Photoshop CS6 can now make use of OpenCL technology to speed up certain aspects of Photoshop's graphics processing. The new accelerated graphics processing has allowed for a new set of Blur Tools filters. These customizable Field, Iris and Tilt-Shift blur effects offer incredibly fast and accurate previews compared to the older Lens Blur filter.

The Blur Tools filters may not have the same range of slider controls as the Lens Blur, but even so, they do provide a lot of flexible user control. For example, using the Tilt-Shift Blur and associated Distortion slider control, it is now possible to create Lens Baby style blur effects at the post-capture stage.

Roof top view of San Francisco at night.
Here I used the new Radial Blur filter effect to apply a radial blur, centered around the Macy's store building.
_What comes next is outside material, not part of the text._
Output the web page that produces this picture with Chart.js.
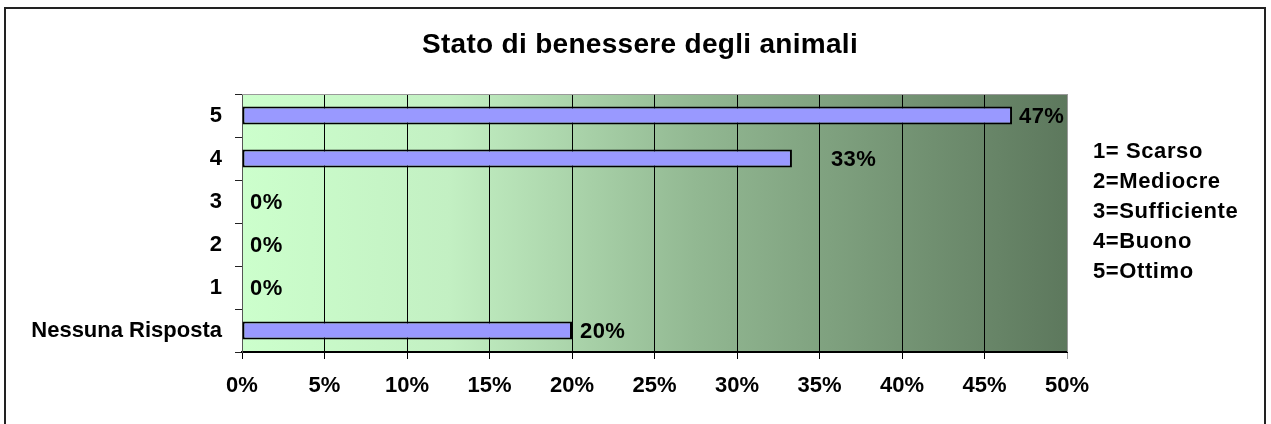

In Photoshop CS6 one can easily and quickly adjust such blur effects in real time by dragging the radial blur handles and adjusting the Blur Tools and Blur Effects panels (see below).
This shows the settings that were used to create the radial blur effect shown in the above example. Compared to the lens Blur filter, these appear quite basic, but there is a lot you can do by playing around with the Light Bokeh and Light Range sliders, not to mention the on-image adjustments that can be made to alter the Iris Blur size, shape and blur transitions.

Unfortunately, it is not possible to apply these blur filters to smart object layers. One could conceivably use smart filters to apply Blur Tools filter effects as a smart object to a video clip layer and thereby achieve the miniaturisation effect that is so popular in time-lapse videos these days.

In the example below I replaced the Iris Blur with a Tilt-Shift blur effect using more or less the same panel settings as shown in the previous image.

With the Tilt-Shift blur you have the ability to adjust a Distortion slider, which allows you to control the circumferential/directional distortion of the blurred areas. The addition of a distortion control is what makes this particular filter stand out and can allow you to create realistic-looking blurred lens shots, similar in effect to when a camera lens is tilted on it's lens axis.